PROBLEM DESCRIPTION = Please find all lines in the data that hold the string "this" and copy them.
──────────
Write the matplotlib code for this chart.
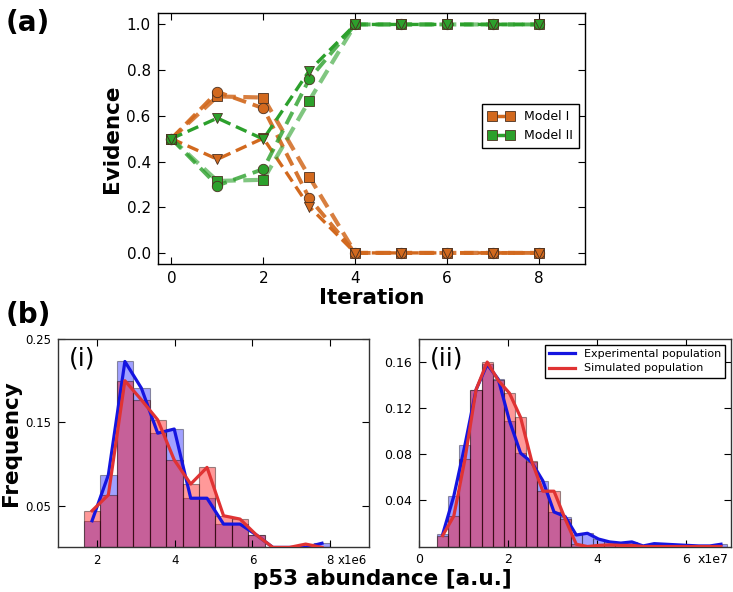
import numpy as np
import matplotlib
matplotlib.use("Agg")
import matplotlib.pyplot as plt

# ---------------- data ----------------
iterations = [0, 1, 2, 3, 4, 5, 6, 7, 8]
m1_square = [0.50, 0.685, 0.68, 0.333, 0.0, 0.0, 0.0, 0.0, 0.0]
m1_circle = [0.50, 0.705, 0.633, 0.239, 0.0, 0.0, 0.0, 0.0, 0.0]
m1_tri = [0.50, 0.41, 0.502, 0.202, 0.0, 0.0, 0.0, 0.0, 0.0]
m2_square = [0.50, 0.315, 0.32, 0.667, 1.0, 1.0, 1.0, 1.0, 1.0]
m2_circle = [0.50, 0.295, 0.367, 0.761, 1.0, 1.0, 1.0, 1.0, 1.0]
m2_tri = [0.50, 0.59, 0.498, 0.798, 1.0, 1.0, 1.0, 1.0, 1.0]
legend_a = ["Model I", "Model II"]

# panel (i): bin edges in units of 1e6
edges_i = [1.66, 2.08, 2.50, 2.93, 3.35, 3.77, 4.20, 4.62, 5.04, 5.47,
           5.89, 6.31, 6.74, 7.16, 7.58, 8.00]
exp_i = [0.032, 0.087, 0.223, 0.191, 0.137, 0.142, 0.059, 0.059, 0.028,
         0.028, 0.015, 0.0, 0.0, 0.0, 0.005]
sim_i = [0.044, 0.063, 0.200, 0.177, 0.153, 0.105, 0.076, 0.096, 0.038,
         0.034, 0.015, 0.0, 0.0, 0.004, 0.0]

# panel (ii): bin edges in units of 1e7
edges_ii = [0.40, 0.65, 0.90, 1.15, 1.40, 1.65, 1.90, 2.15, 2.40, 2.65,
            2.90, 3.15, 3.40, 3.65, 3.90, 4.15, 4.40, 4.65, 4.90, 5.15,
            5.40, 5.65, 5.90, 6.15, 6.40, 6.65, 6.90]
exp_ii = [0.0105, 0.0437, 0.088, 0.136, 0.158, 0.145, 0.109, 0.081, 0.073,
          0.057, 0.030, 0.026, 0.010, 0.0115, 0.0065, 0.004, 0.003, 0.004,
          0.0005, 0.0025, 0.002, 0.0015, 0.001, 0.0005, 0.0005, 0.002]
sim_ii = [0.0095, 0.0264, 0.0756, 0.136, 0.160, 0.144, 0.133, 0.112, 0.074,
          0.048, 0.048, 0.024, 0.002, 0.0, 0.001, 0.0015, 0.001, 0.001,
          0.0, 0.0, 0.0, 0.0, 0.0, 0.0, 0.0, 0.0]
legend_b = ["Experimental population", "Simulated population"]

xticks_i = [2, 4, 6, 8]
yticks_i = [0.05, 0.15, 0.25]
xticks_ii = [0, 2, 4, 6]
yticks_ii = [0.04, 0.08, 0.12, 0.16]

# ---------------- style ----------------
plt.rcParams['font.family'] = ['DejaVu Sans']
ORANGE = '#D2691E'
GREEN = '#2CA02C'
BLUE = '#1515E0'
RED = '#E03333'

fig = plt.figure(figsize=(7.33, 5.92), dpi=100)

def classic_ticks(ax, size):
    ax.tick_params(direction='in', top=True, right=True, length=5,
                   width=0.8, labelsize=size, colors='black', pad=5)

# ---------------- panel (a) ----------------
axa = fig.add_axes([0.2151, 0.5535, 0.583, 0.4245])
runs = [
    (m1_square, ORANGE, 's', 3.0, 0.85),
    (m1_circle, ORANGE, 'o', 2.8, 0.92),
    (m1_tri, ORANGE, 'v', 2.4, 1.0),
    (m2_square, GREEN, 's', 3.0, 0.6),
    (m2_circle, GREEN, 'o', 2.8, 0.8),
    (m2_tri, GREEN, 'v', 2.4, 1.0),
]
for vals, col, mk, lw, al in runs:
    axa.plot(iterations, vals, '--', color=col, lw=lw, alpha=al,
             dashes=(3.5, 1.8), zorder=2)
for vals, col, mk, lw, al in runs:
    axa.plot(iterations, vals, linestyle='none', marker=mk, ms=7.5,
             markerfacecolor=col, markeredgecolor='#4a3020', mew=0.6,
             zorder=3)
h1, = axa.plot([], [], '--', color=ORANGE, lw=2.5, marker='s', ms=7,
               markerfacecolor=ORANGE, markeredgecolor='#4a3020', mew=0.6)
h2, = axa.plot([], [], '--', color=GREEN, lw=2.5, marker='s', ms=7,
               markerfacecolor=GREEN, markeredgecolor='#4a3020', mew=0.6)
leg = axa.legend([h1, h2], legend_a, loc='center right',
                 bbox_to_anchor=(1.0, 0.55), numpoints=2, fontsize=9,
                 fancybox=False, framealpha=1, edgecolor='black',
                 handlelength=2.0, borderpad=0.5, labelspacing=0.5)
leg.get_frame().set_linewidth(1.0)
axa.set_xlim(-0.3, 9.0)
axa.set_ylim(-0.05, 1.05)
axa.set_xticks([0, 2, 4, 6, 8])
axa.set_yticks([0.0, 0.2, 0.4, 0.6, 0.8, 1.0])
axa.set_yticklabels(['0.0', '0.2', '0.4', '0.6', '0.8', '1.0'])
classic_ticks(axa, 11)
axa.set_xlabel('Iteration', fontsize=15.5, fontweight='bold', labelpad=1)
axa.set_ylabel('Evidence', fontsize=15.5, fontweight='bold', labelpad=3)
for s in axa.spines.values():
    s.set_linewidth(1.0)

fig.text(0.008, 0.985, '(a)', fontsize=20, fontweight='bold', va='top')
fig.text(0.008, 0.492, '(b)', fontsize=20, fontweight='bold', va='top')

# ---------------- histograms ----------------
def hist_panel(rect, edges, exp, sim, xlim, ylim, xticks, yticks, tag,
               offset, offset_x, ticksize):
    ax = fig.add_axes(rect)
    e = np.array(edges)
    w = np.diff(e)
    centers = e[:-1] + w / 2
    ax.bar(e[:-1], exp, width=w, align='edge', color='#0000FF', alpha=0.37,
           edgecolor='black', linewidth=0.8, zorder=1)
    ax.bar(e[:-1], sim, width=w, align='edge', color='#FF0000', alpha=0.4,
           edgecolor='black', linewidth=0.8, zorder=1)
    l1, = ax.plot(centers, exp, color=BLUE, lw=2.3, zorder=3)
    l2, = ax.plot(centers, sim, color=RED, lw=2.3, zorder=4)
    ax.set_xlim(*xlim)
    ax.set_ylim(*ylim)
    ax.set_xticks(xticks)
    ax.set_yticks(yticks)
    ax.set_yticklabels([('%.2f' % t) for t in yticks])
    classic_ticks(ax, ticksize)
    ax.text(0.035, 0.965, tag, transform=ax.transAxes, fontsize=18,
            va='top', ha='left')
    ax.annotate(offset, xy=(offset_x, 0), xycoords=('data', 'axes fraction'),
                xytext=(0, -5), textcoords='offset points', va='top',
                ha='left', fontsize=ticksize)
    for s in ax.spines.values():
        s.set_linewidth(1.0)
        s.set_color('#333333')
    return ax, l1, l2

axi, _, _ = hist_panel([0.0795, 0.0753, 0.4239, 0.3521], edges_i, exp_i,
                       sim_i, (1, 9), (0, 0.25), xticks_i, yticks_i, '(i)',
                       'x1e6', 8.2, 8.5)
axi.set_ylabel('Frequency', fontsize=15.5, fontweight='bold', labelpad=3)

axii, l1, l2 = hist_panel([0.572, 0.0768, 0.4253, 0.3506], edges_ii, exp_ii,
                          sim_ii, (0, 7), (0, 0.18), xticks_ii, yticks_ii,
                          '(ii)', 'x1e7', 6.25, 9)
leg2 = axii.legend([l1, l2], legend_b, loc='upper right', fontsize=8,
                   fancybox=False, framealpha=1, edgecolor='black',
                   handlelength=2.3, borderpad=0.4, labelspacing=0.4)
leg2.get_frame().set_linewidth(1.0)

fig.text(0.521, 0.005, 'p53 abundance [a.u.]', fontsize=15.5,
         fontweight='bold', ha='center', va='bottom')

fig.savefig('out.png', dpi=100)
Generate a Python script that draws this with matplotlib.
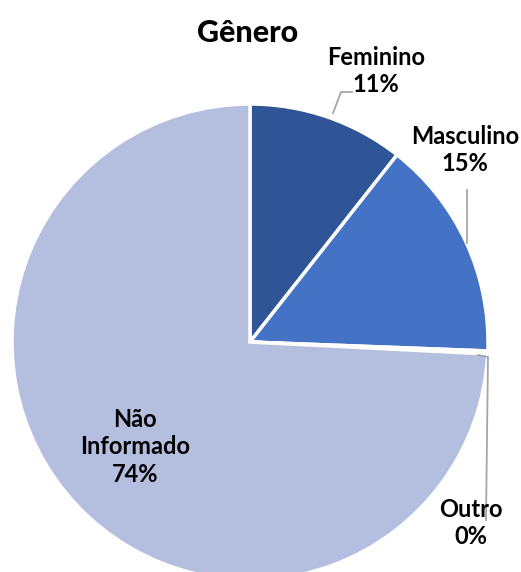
──────────
FULL RESPONSE =
Write the matplotlib code for this chart.
Generate a Python script that draws this with matplotlib.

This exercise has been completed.